Ways of Seeing - Ways of Participating

Many of the artists featured in the exhibition considered themselves inventors and constructors. The structures they built—including a number of remarkably complex machines—drew on the latest achievements in science and engineering. These works appealed to growing audiences who were curious about these new developments. Yet, the aim wasn’t just to entertain, but also to reveal the mechanisms behind the way our sense of sight functions and to manifest the multilayered structures of vision and motion through a work of art.

These artists abandoned traditional modes of creating art in favor of a means of expression capable of capturing new themes and new experiences made possible by technology, mass media, and unbridled industrialization. Their fascination with cybernetics, experimental scientific methods and systems theory was linked to a pursuit of alternative norms, new universal principles upon which new scripts for the future could be based. They would otherwise probe the gaps, shifts, or errors in the existing status quo, venturing beyond the era’s prevailing determinism.
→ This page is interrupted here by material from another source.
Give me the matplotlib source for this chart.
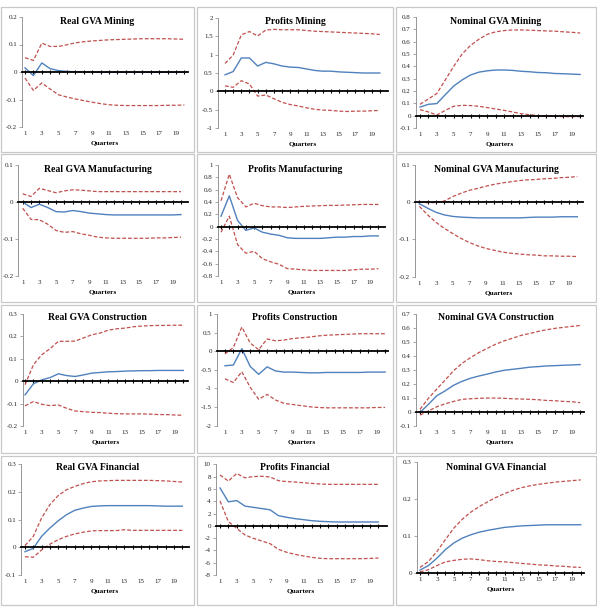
import matplotlib
matplotlib.use("Agg")
import matplotlib.pyplot as plt
from matplotlib.patches import Rectangle
from matplotlib.ticker import FuncFormatter, MultipleLocator

plt.rcParams['font.family'] = ['Liberation Serif', 'DejaVu Serif']

quarters = list(range(1, 21))
quarter_labels = [str(q) for q in range(1, 20, 2)]

titles = ["Real GVA Mining", "Profits Mining", "Nominal GVA Mining",
          "Real GVA Manufacturing", "Profits Manufacturing", "Nominal GVA Manufacturing",
          "Real GVA Construction", "Profits Construction", "Nominal GVA Construction",
          "Real GVA Financial", "Profits Financial", "Nominal GVA Financial"]

real_gva_mining_irf = [0.015, -0.013, 0.033, 0.012, 0.005, 0.002, 0.001, 0.0, 0.0, -0.001, -0.001, -0.001, -0.001, -0.001, -0.001, -0.001, -0.001, -0.001, -0.001, -0.001]
real_gva_mining_hi = [0.052, 0.042, 0.105, 0.093, 0.093, 0.099, 0.106, 0.110, 0.113, 0.115, 0.117, 0.118, 0.119, 0.120, 0.121, 0.121, 0.121, 0.121, 0.120, 0.119]
real_gva_mining_lo = [-0.022, -0.067, -0.040, -0.062, -0.083, -0.091, -0.098, -0.104, -0.110, -0.115, -0.119, -0.121, -0.122, -0.122, -0.122, -0.122, -0.122, -0.121, -0.121, -0.120]

profits_mining_irf = [0.45, 0.54, 0.91, 0.91, 0.69, 0.79, 0.75, 0.69, 0.66, 0.65, 0.61, 0.57, 0.55, 0.55, 0.53, 0.52, 0.51, 0.50, 0.50, 0.50]
profits_mining_hi = [0.76, 0.99, 1.54, 1.63, 1.51, 1.67, 1.69, 1.68, 1.68, 1.68, 1.66, 1.64, 1.63, 1.62, 1.61, 1.60, 1.59, 1.58, 1.57, 1.55]
profits_mining_lo = [0.15, 0.11, 0.29, 0.20, -0.13, -0.10, -0.20, -0.30, -0.36, -0.40, -0.45, -0.49, -0.51, -0.52, -0.54, -0.55, -0.54, -0.54, -0.53, -0.52]

nominal_gva_mining_irf = [0.070, 0.092, 0.098, 0.170, 0.240, 0.290, 0.330, 0.353, 0.364, 0.370, 0.370, 0.367, 0.360, 0.356, 0.350, 0.348, 0.342, 0.340, 0.337, 0.334]
nominal_gva_mining_hi = [0.092, 0.136, 0.180, 0.290, 0.400, 0.500, 0.570, 0.620, 0.660, 0.680, 0.690, 0.695, 0.695, 0.693, 0.690, 0.687, 0.685, 0.680, 0.676, 0.670]
nominal_gva_mining_lo = [0.049, 0.030, 0.005, 0.043, 0.076, 0.084, 0.082, 0.076, 0.065, 0.054, 0.043, 0.030, 0.016, 0.008, 0.000, -0.005, -0.006, -0.008, -0.008, -0.008]

real_gva_manuf_irf = [0.0, -0.015, -0.006, -0.015, -0.026, -0.027, -0.023, -0.026, -0.030, -0.032, -0.034, -0.035, -0.035, -0.035, -0.035, -0.035, -0.035, -0.035, -0.035, -0.034]
real_gva_manuf_hi = [0.022, 0.015, 0.037, 0.031, 0.025, 0.030, 0.033, 0.032, 0.030, 0.028, 0.028, 0.028, 0.028, 0.028, 0.028, 0.028, 0.028, 0.028, 0.028, 0.028]
real_gva_manuf_lo = [-0.017, -0.047, -0.048, -0.060, -0.077, -0.082, -0.080, -0.086, -0.090, -0.095, -0.097, -0.098, -0.098, -0.098, -0.098, -0.098, -0.097, -0.097, -0.096, -0.095]

profits_manuf_irf = [0.17, 0.50, 0.10, -0.06, -0.02, -0.09, -0.12, -0.14, -0.18, -0.19, -0.19, -0.19, -0.19, -0.18, -0.17, -0.17, -0.16, -0.16, -0.15, -0.15]
profits_manuf_hi = [0.42, 0.85, 0.47, 0.32, 0.38, 0.34, 0.32, 0.32, 0.31, 0.32, 0.33, 0.335, 0.34, 0.345, 0.345, 0.35, 0.355, 0.36, 0.36, 0.36]
profits_manuf_lo = [-0.09, 0.17, -0.29, -0.43, -0.40, -0.52, -0.57, -0.61, -0.68, -0.69, -0.70, -0.71, -0.71, -0.71, -0.71, -0.71, -0.70, -0.69, -0.69, -0.68]

nominal_gva_manuf_irf = [-0.004, -0.016, -0.027, -0.034, -0.038, -0.040, -0.041, -0.042, -0.042, -0.042, -0.042, -0.042, -0.042, -0.041, -0.040, -0.040, -0.040, -0.039, -0.039, -0.039]
nominal_gva_manuf_hi = [0.000, -0.001, -0.001, 0.003, 0.015, 0.024, 0.032, 0.037, 0.043, 0.048, 0.052, 0.055, 0.058, 0.060, 0.061, 0.063, 0.064, 0.066, 0.067, 0.069]
nominal_gva_manuf_lo = [-0.011, -0.034, -0.054, -0.070, -0.084, -0.097, -0.108, -0.117, -0.124, -0.129, -0.134, -0.137, -0.139, -0.141, -0.142, -0.144, -0.144, -0.145, -0.145, -0.146]

real_gva_constr_irf = [-0.061, -0.012, 0.006, 0.016, 0.033, 0.025, 0.021, 0.028, 0.036, 0.039, 0.042, 0.043, 0.045, 0.046, 0.047, 0.047, 0.048, 0.048, 0.048, 0.048]
real_gva_constr_hi = [-0.016, 0.073, 0.118, 0.145, 0.178, 0.178, 0.179, 0.193, 0.207, 0.215, 0.228, 0.234, 0.237, 0.243, 0.246, 0.248, 0.249, 0.249, 0.250, 0.250]
real_gva_constr_lo = [-0.110, -0.091, -0.103, -0.109, -0.106, -0.121, -0.133, -0.136, -0.139, -0.140, -0.143, -0.145, -0.146, -0.146, -0.146, -0.147, -0.149, -0.149, -0.151, -0.152]

profits_constr_irf = [-0.39, -0.37, 0.07, -0.41, -0.62, -0.42, -0.53, -0.56, -0.56, -0.57, -0.58, -0.58, -0.57, -0.57, -0.57, -0.57, -0.57, -0.56, -0.56, -0.56]
profits_constr_hi = [-0.07, 0.10, 0.65, 0.22, 0.04, 0.33, 0.28, 0.30, 0.34, 0.36, 0.38, 0.41, 0.43, 0.44, 0.45, 0.46, 0.47, 0.47, 0.47, 0.47]
profits_constr_lo = [-0.74, -0.84, -0.55, -0.97, -1.29, -1.16, -1.31, -1.40, -1.43, -1.46, -1.49, -1.51, -1.52, -1.52, -1.52, -1.52, -1.52, -1.52, -1.51, -1.51]

nominal_gva_constr_irf = [-0.005, 0.053, 0.115, 0.150, 0.190, 0.218, 0.240, 0.256, 0.270, 0.285, 0.297, 0.304, 0.311, 0.319, 0.323, 0.328, 0.330, 0.333, 0.335, 0.338]
nominal_gva_constr_hi = [0.017, 0.096, 0.163, 0.228, 0.295, 0.347, 0.388, 0.424, 0.455, 0.484, 0.508, 0.527, 0.547, 0.560, 0.575, 0.587, 0.597, 0.604, 0.611, 0.618]
nominal_gva_constr_lo = [-0.024, 0.005, 0.036, 0.057, 0.074, 0.089, 0.093, 0.096, 0.098, 0.098, 0.096, 0.093, 0.091, 0.089, 0.086, 0.081, 0.079, 0.074, 0.072, 0.065]

real_gva_fin_irf = [-0.016, -0.004, 0.039, 0.069, 0.095, 0.117, 0.133, 0.141, 0.147, 0.149, 0.150, 0.150, 0.150, 0.150, 0.150, 0.150, 0.149, 0.148, 0.148, 0.148]
real_gva_fin_hi = [0.006, 0.039, 0.105, 0.153, 0.186, 0.207, 0.219, 0.229, 0.236, 0.239, 0.240, 0.241, 0.241, 0.241, 0.241, 0.241, 0.240, 0.239, 0.237, 0.235]
real_gva_fin_lo = [-0.034, -0.036, -0.010, 0.011, 0.027, 0.039, 0.048, 0.054, 0.059, 0.060, 0.060, 0.060, 0.063, 0.061, 0.061, 0.061, 0.061, 0.061, 0.061, 0.061]

profits_fin_irf = [6.15, 3.9, 4.1, 3.2, 3.0, 2.8, 2.6, 1.65, 1.38, 1.16, 1.0, 0.83, 0.73, 0.67, 0.62, 0.62, 0.62, 0.62, 0.62, 0.62]
profits_fin_hi = [8.26, 7.27, 8.5, 7.8, 8.0, 8.05, 7.94, 7.34, 7.18, 7.12, 7.0, 6.9, 6.8, 6.74, 6.74, 6.74, 6.74, 6.74, 6.74, 6.74]
profits_fin_lo = [4.03, 0.67, -0.41, -1.5, -2.04, -2.47, -2.9, -3.83, -4.31, -4.64, -4.9, -5.13, -5.29, -5.35, -5.35, -5.35, -5.35, -5.35, -5.3, -5.24]

nominal_gva_fin_irf = [0.008, 0.020, 0.040, 0.063, 0.081, 0.094, 0.103, 0.110, 0.115, 0.119, 0.123, 0.125, 0.127, 0.128, 0.129, 0.130, 0.130, 0.130, 0.130, 0.130]
nominal_gva_fin_hi = [0.015, 0.031, 0.058, 0.090, 0.121, 0.145, 0.164, 0.179, 0.192, 0.204, 0.214, 0.223, 0.230, 0.235, 0.239, 0.242, 0.245, 0.247, 0.249, 0.251]
nominal_gva_fin_lo = [0.003, 0.009, 0.020, 0.030, 0.034, 0.037, 0.038, 0.036, 0.033, 0.031, 0.030, 0.028, 0.026, 0.024, 0.022, 0.021, 0.019, 0.018, 0.016, 0.015]

series = [
    (real_gva_mining_irf, real_gva_mining_hi, real_gva_mining_lo),
    (profits_mining_irf, profits_mining_hi, profits_mining_lo),
    (nominal_gva_mining_irf, nominal_gva_mining_hi, nominal_gva_mining_lo),
    (real_gva_manuf_irf, real_gva_manuf_hi, real_gva_manuf_lo),
    (profits_manuf_irf, profits_manuf_hi, profits_manuf_lo),
    (nominal_gva_manuf_irf, nominal_gva_manuf_hi, nominal_gva_manuf_lo),
    (real_gva_constr_irf, real_gva_constr_hi, real_gva_constr_lo),
    (profits_constr_irf, profits_constr_hi, profits_constr_lo),
    (nominal_gva_constr_irf, nominal_gva_constr_hi, nominal_gva_constr_lo),
    (real_gva_fin_irf, real_gva_fin_hi, real_gva_fin_lo),
    (profits_fin_irf, profits_fin_hi, profits_fin_lo),
    (nominal_gva_fin_irf, nominal_gva_fin_hi, nominal_gva_fin_lo),
]

# y-axis ranges and steps
ylims = [(-0.2, 0.2, 0.1), (-1, 2, 0.5), (-0.1, 0.8, 0.1),
         (-0.2, 0.1, 0.1), (-0.8, 1, 0.2), (-0.2, 0.1, 0.1),
         (-0.2, 0.3, 0.1), (-2, 1, 0.5), (-0.1, 0.7, 0.1),
         (-0.1, 0.3, 0.1), (-8, 10, 2), (0, 0.3, 0.1)]

# ---- layout (pixels) ----
W, H = 597, 608
# plot areas: left, right, top, bottom
areas = [(22, 188, 17, 127), (217.7, 388, 18, 128), (415.7, 583, 17, 128),
         (18.3, 188, 165, 276), (217.7, 385, 165, 276), (415, 583, 165, 276.7),
         (22.7, 188, 314, 426), (216.7, 387.7, 314, 425.7), (415.7, 584, 314, 425.7),
         (21, 189, 464, 575), (215.7, 386.7, 464.3, 575), (416.7, 584, 461.7, 573)]
xlims = [(0.64, 20.43), (0.1, 21.0), (0.49, 20.34),
         (0.47, 20.84), (0.6, 20.8), (0.48, 20.68),
         (0.72, 20.56), (0.02, 20.31), (0.49, 20.46),
         (0.52, 20.81), (0.48, 20.99), (0.61, 20.38)]
# panel boxes: x0, x1, y0, y1
col_x = [(1, 194), (197, 393), (396, 596)]
row_y = [(7, 152), (154, 302), (305, 453), (456, 605)]
title_y = [21.5, 170, 318, 467]

BLUE = '#4F81BD'
RED = '#C0504D'
GRAY = '#868686'

fig = plt.figure(figsize=(W / 100, H / 100), dpi=100)
fig.patch.set_facecolor('white')

fmt = FuncFormatter(lambda v, p: f'{round(v, 6):g}')

for i in range(12):
    r, c = divmod(i, 3)
    bx0, bx1 = col_x[c]
    by0, by1 = row_y[r]
    fig.add_artist(Rectangle((bx0 / W, 1 - by1 / H), (bx1 - bx0) / W, (by1 - by0) / H,
                             transform=fig.transFigure, fill=False,
                             edgecolor='#c8c8c8', lw=0.9))
    l, rr, t, b = areas[i]
    ax = fig.add_axes([l / W, 1 - b / H, (rr - l) / W, (b - t) / H])
    ax.set_facecolor('none')
    irf, hi, lo = series[i]
    ax.plot(quarters, hi, color=RED, lw=0.9, ls=(0, (3, 1.6)))
    ax.plot(quarters, lo, color=RED, lw=0.9, ls=(0, (3, 1.6)))
    ax.plot(quarters, irf, color=BLUE, lw=1.0)
    y0, y1, step = ylims[i]
    ax.set_ylim(y0, y1)
    ax.set_xlim(*xlims[i])
    ax.yaxis.set_major_locator(MultipleLocator(step))
    ax.yaxis.set_major_formatter(fmt)
    ax.tick_params(axis='y', labelsize=5, length=2, width=0.5, color=GRAY,
                   pad=1.5, labelcolor='#222222')
    for s in ('top', 'right'):
        ax.spines[s].set_visible(False)
    ax.spines['left'].set_color(GRAY)
    ax.spines['left'].set_linewidth(0.6)
    ax.spines['bottom'].set_position(('data', 0))
    ax.spines['bottom'].set_color('black')
    ax.spines['bottom'].set_linewidth(1.3)
    ax.set_xticks(quarters)
    ax.tick_params(axis='x', direction='inout', length=3, width=0.8,
                   labelbottom=False, color='black')
    sec = ax.secondary_xaxis(0.0)
    sec.set_xticks([int(q) for q in quarter_labels])
    sec.set_xticklabels(quarter_labels)
    sec.spines['bottom'].set_visible(False)
    sec.tick_params(axis='x', length=0, labelsize=5, pad=3, labelcolor='#222222')
    sec.set_xlabel('Quarters', fontsize=5.2, fontweight='bold', labelpad=3)
    fig.text(((bx0 + bx1) / 2) / W, 1 - title_y[r] / H, titles[i],
             ha='center', va='center', fontsize=7, fontweight='bold')

fig.savefig('out.png', dpi=100)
Optical images built on precise mathematical calculations, despite their use of minimalist and relatively traditional means, generated complex visual effects, such as the impression of depth or the sensation of vibration. The viewer experienced the illusion that the space of the painterly representation stretched beyond the surface of the painting. On other occasions, the arrangement of lines, indistinct contours, and loops produced an impression of movement and pulsation on the canvas, creating as-yet-unknown, living landscapes. Frequently presented in the public space, such as airports, railway stations and university campuses, these dynamic and decentralized assemblages appealed to passersby because motion was such an important element of each piece. In order to properly “see” such an object, one had to keep moving. And so, the kinetic contribution of the spectator-in-motion became an indispensable part of both of the work and its reception, to the point that the categories themselves began to get blurred, much like the optical effects they sought to put into order. Carlos Cruz-Diez referred to his works as “support for events,” which were initiated by the viewers themselves, and it is through this opening in the fabric of art that kineticism has come to represent a form of artistic experimentation with wide-ranging connotations of social and political utopianism.